The program will prompt you to enter your text. Once you are done, type q or quit on a new line and press Enter.

You will then be asked for the desired length of the summary in sentences.


  • The program will then display the summarized text.
  • This summarizer is a basic implementation and works best on well-structured text.

Project Level: Intermediate

You can directly copy the below snippet code with the help of green copy button, paste it and run it in any Python editor you have.

Steps: Follow these steps

Step 1: Copy below code using green 'copy' button.

Step 2: Paste the code on your chosen editor.

Step 3: Save the code with filename and .py extention.

Step 4: Run (Press F5 if using python IDLE)




# text_summarizer.py

import re
from collections import defaultdict
from heapq import nlargest

def summarize_text(text, num_sentences=3):
    """
    Summarizes a block of text using a simple frequency-based method.
    
    Args:
        text (str): The full text to be summarized.
        num_sentences (int): The number of sentences to include in the summary.
                             Defaults to 3.

    Returns:
        str: The summarized text.
    """
    if not text:
        return "Text to summarize cannot be empty."

    # Pre-process the text: remove special characters and convert to lowercase
    formatted_text = re.sub('[^a-zA-Z]', ' ', text).lower()
    
    # Get a list of "stop words" (common words to ignore)
    stop_words = set([
        "i", "me", "my", "myself", "we", "our", "ours", "ourselves", "you", "your",
        "yours", "yourself", "yourselves", "he", "him", "his", "himself", "she",
        "her", "hers", "herself", "it", "its", "itself", "they", "them", "their",
        "theirs", "themselves", "what", "which", "who", "whom", "this", "that",
        "these", "those", "am", "is", "are", "was", "were", "be", "been", "being",
        "have", "has", "had", "having", "do", "does", "did", "doing", "a", "an",
        "the", "and", "but", "if", "or", "because", "as", "until", "while", "of",
        "at", "by", "for", "with", "about", "against", "between", "into", "through",
        "during", "before", "after", "above", "below", "to", "from", "up", "down",
        "in", "out", "on", "off", "over", "under", "again", "further", "then",
        "once", "here", "there", "when", "where", "why", "how", "all", "any",
        "both", "each", "few", "more", "most", "other", "some", "such", "no",
        "nor", "not", "only", "own", "same", "so", "than", "too", "very", "s",
        "t", "can", "will", "just", "don", "should", "now"
    ])
    
    # Tokenize the formatted text into words
    words = formatted_text.split()
    
    # Calculate word frequency, ignoring stop words
    word_freq = defaultdict(int)
    for word in words:
        if word not in stop_words:
            word_freq[word] += 1
            
    # Calculate sentence scores based on word frequency
    sentence_scores = defaultdict(int)
    sentences = re.split(r'(?<!\w\.\w.)(?<![A-Z][a-z]\.)(?<=\.|\?)\s', text)
    
    for sentence in sentences:
        for word in sentence.split():
            if word.lower() in word_freq:
                sentence_scores[sentence] += word_freq[word.lower()]

    # Get the top N sentences with the highest scores
    summary_sentences = nlargest(num_sentences, sentence_scores, key=sentence_scores.get)
    
    return " ".join(summary_sentences)

def main():
    """
    Main function to run the Text Summarizer app.
    """
    print("--- Python Text Summarizer ---")
    print("Enter a block of text to summarize.")
    print("Type 'q' or 'quit' on a new line to finish your input.")

    text_input_lines = []
    while True:
        line = input()
        if line.lower() in ['q', 'quit']:
            break
        text_input_lines.append(line)
    
    full_text = " ".join(text_input_lines)
    
    if not full_text:
        print("No text was entered.")
        return
        
    try:
        num_sentences = int(input("How many sentences should the summary be? (e.g., 3): ").strip())
        if num_sentences <= 0:
            print("Number of sentences must be greater than zero.

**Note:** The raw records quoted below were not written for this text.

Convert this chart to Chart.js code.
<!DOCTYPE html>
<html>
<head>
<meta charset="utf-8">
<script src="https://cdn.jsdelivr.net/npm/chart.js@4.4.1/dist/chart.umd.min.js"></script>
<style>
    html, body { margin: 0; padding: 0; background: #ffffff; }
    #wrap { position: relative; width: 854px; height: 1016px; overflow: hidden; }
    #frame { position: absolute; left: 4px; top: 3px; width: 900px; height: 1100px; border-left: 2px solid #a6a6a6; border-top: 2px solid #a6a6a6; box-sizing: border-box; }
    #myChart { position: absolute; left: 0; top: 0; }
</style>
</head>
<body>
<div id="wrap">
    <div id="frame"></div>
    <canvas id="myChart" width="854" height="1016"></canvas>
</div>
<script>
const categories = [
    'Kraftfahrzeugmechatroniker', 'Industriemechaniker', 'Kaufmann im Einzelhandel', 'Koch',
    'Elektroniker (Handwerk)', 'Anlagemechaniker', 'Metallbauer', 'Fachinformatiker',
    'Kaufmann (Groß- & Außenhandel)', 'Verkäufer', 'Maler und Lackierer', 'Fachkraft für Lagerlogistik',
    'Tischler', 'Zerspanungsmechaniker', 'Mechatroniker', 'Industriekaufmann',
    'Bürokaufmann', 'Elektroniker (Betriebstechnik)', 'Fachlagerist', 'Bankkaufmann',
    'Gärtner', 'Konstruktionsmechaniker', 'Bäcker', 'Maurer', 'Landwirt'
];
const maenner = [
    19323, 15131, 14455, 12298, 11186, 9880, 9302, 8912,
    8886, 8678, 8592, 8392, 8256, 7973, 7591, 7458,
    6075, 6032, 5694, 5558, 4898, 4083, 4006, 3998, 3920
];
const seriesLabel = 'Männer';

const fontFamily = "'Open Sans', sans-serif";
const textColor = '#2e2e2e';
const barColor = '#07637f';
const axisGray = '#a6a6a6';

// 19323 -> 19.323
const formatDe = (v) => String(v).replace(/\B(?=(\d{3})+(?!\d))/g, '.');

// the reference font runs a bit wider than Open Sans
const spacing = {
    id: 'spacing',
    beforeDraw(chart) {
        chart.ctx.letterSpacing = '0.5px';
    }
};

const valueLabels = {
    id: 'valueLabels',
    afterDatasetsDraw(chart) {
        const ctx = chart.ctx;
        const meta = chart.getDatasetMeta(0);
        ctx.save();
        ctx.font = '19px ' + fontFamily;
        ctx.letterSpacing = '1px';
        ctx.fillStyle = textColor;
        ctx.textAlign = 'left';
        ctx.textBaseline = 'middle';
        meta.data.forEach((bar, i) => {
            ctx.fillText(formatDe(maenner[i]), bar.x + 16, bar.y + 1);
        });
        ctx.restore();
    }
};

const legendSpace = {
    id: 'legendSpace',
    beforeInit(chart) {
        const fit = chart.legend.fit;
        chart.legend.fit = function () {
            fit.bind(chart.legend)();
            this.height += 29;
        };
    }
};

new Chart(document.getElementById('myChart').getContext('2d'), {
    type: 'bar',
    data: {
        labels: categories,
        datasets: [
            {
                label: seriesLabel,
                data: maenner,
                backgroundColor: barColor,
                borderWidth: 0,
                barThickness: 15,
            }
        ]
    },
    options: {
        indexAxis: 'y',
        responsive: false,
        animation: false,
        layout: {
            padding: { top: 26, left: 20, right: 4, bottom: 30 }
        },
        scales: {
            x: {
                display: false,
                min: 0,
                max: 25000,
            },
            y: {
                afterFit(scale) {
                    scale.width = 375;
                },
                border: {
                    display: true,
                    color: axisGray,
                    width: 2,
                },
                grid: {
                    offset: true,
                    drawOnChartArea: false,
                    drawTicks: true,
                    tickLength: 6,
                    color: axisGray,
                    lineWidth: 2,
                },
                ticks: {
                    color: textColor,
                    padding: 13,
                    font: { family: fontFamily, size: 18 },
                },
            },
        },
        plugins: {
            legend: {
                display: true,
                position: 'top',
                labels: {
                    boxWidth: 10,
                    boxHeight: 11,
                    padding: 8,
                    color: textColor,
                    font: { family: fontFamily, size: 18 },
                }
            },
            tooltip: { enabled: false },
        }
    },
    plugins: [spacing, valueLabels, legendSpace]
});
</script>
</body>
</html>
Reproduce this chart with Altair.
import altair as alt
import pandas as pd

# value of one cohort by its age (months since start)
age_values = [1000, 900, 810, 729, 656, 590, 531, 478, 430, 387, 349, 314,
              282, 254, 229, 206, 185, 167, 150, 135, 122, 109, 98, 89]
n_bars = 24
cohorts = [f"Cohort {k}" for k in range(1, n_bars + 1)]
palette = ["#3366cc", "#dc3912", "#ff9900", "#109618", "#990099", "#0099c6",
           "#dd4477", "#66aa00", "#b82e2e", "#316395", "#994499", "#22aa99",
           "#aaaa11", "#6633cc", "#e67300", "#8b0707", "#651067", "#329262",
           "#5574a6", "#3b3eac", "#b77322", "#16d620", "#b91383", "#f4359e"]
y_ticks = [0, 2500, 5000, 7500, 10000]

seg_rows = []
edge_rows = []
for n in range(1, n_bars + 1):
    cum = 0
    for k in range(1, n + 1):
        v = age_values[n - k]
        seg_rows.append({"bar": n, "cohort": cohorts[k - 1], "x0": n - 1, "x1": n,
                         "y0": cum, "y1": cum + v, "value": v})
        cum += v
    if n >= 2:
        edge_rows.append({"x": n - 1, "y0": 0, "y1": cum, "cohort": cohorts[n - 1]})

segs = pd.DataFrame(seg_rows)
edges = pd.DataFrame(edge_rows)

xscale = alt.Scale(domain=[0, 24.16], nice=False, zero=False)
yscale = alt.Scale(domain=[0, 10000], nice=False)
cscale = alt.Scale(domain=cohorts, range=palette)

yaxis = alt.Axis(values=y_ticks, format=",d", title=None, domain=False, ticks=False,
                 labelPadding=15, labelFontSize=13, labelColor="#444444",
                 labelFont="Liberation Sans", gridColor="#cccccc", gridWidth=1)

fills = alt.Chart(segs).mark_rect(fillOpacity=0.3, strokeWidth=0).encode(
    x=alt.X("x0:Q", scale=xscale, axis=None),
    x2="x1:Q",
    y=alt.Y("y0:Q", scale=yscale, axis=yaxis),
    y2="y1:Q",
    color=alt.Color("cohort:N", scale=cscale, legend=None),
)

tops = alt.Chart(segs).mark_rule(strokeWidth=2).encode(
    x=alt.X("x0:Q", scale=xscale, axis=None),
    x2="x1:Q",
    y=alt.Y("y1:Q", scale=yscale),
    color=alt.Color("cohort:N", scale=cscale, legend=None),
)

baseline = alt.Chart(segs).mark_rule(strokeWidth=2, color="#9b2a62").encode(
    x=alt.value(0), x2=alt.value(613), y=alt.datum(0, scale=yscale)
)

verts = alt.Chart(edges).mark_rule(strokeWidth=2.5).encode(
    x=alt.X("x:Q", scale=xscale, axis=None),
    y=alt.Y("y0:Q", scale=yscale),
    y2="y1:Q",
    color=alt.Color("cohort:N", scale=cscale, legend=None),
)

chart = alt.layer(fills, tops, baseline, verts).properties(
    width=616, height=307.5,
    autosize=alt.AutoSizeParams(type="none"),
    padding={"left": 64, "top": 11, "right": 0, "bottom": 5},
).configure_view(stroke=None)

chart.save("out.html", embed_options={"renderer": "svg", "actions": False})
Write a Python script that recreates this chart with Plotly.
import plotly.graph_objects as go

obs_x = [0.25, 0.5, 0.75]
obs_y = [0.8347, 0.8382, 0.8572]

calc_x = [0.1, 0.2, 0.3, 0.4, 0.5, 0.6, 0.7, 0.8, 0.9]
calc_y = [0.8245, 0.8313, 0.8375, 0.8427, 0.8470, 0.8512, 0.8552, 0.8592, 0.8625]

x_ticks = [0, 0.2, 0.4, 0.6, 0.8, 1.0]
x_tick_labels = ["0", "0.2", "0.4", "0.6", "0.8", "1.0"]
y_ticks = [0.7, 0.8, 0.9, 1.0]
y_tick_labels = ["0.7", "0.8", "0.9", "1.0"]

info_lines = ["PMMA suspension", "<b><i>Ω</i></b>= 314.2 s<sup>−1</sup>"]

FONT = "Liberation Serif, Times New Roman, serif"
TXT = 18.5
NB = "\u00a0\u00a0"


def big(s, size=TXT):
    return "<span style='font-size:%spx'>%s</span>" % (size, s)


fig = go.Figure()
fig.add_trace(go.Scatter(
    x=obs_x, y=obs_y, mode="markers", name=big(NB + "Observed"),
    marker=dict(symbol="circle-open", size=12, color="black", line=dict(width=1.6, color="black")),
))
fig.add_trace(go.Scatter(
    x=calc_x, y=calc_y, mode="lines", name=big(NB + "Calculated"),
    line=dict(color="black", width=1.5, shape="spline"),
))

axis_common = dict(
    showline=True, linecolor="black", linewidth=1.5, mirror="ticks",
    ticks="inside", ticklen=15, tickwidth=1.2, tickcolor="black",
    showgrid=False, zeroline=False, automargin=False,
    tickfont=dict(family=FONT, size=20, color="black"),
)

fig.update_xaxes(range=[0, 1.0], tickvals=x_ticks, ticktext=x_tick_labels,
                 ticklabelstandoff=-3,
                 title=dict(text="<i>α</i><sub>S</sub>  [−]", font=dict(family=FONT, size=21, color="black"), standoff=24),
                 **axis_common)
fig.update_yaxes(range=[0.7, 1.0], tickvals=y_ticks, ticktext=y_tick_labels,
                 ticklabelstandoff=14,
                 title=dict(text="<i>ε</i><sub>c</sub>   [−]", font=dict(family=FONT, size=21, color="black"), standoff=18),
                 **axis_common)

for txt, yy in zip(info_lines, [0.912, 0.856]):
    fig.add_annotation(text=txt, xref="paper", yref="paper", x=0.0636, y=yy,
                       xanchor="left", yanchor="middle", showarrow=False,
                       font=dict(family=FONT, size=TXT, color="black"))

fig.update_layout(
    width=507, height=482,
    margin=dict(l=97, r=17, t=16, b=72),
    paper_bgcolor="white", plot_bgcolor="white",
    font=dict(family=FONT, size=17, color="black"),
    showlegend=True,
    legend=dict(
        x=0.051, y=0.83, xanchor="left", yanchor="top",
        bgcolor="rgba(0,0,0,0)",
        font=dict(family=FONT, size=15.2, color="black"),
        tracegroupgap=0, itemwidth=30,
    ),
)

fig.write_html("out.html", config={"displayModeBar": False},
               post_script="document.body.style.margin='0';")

Using default of 3.")
            num_sentences = 3
    except ValueError:
        print("Invalid input. Using default of 3 sentences for the summary.")
        num_sentences = 3

    summary = summarize_text(full_text, num_sentences)
    
    print("\n--- Summary ---")
    print(summary)
    print("---------------")

# This ensures that main() is called only when the script is executed directly.
if __name__ == "__main__":
    main()





For more complex summarization tasks, you would typically use machine learning models and natural language processing (NLP) libraries.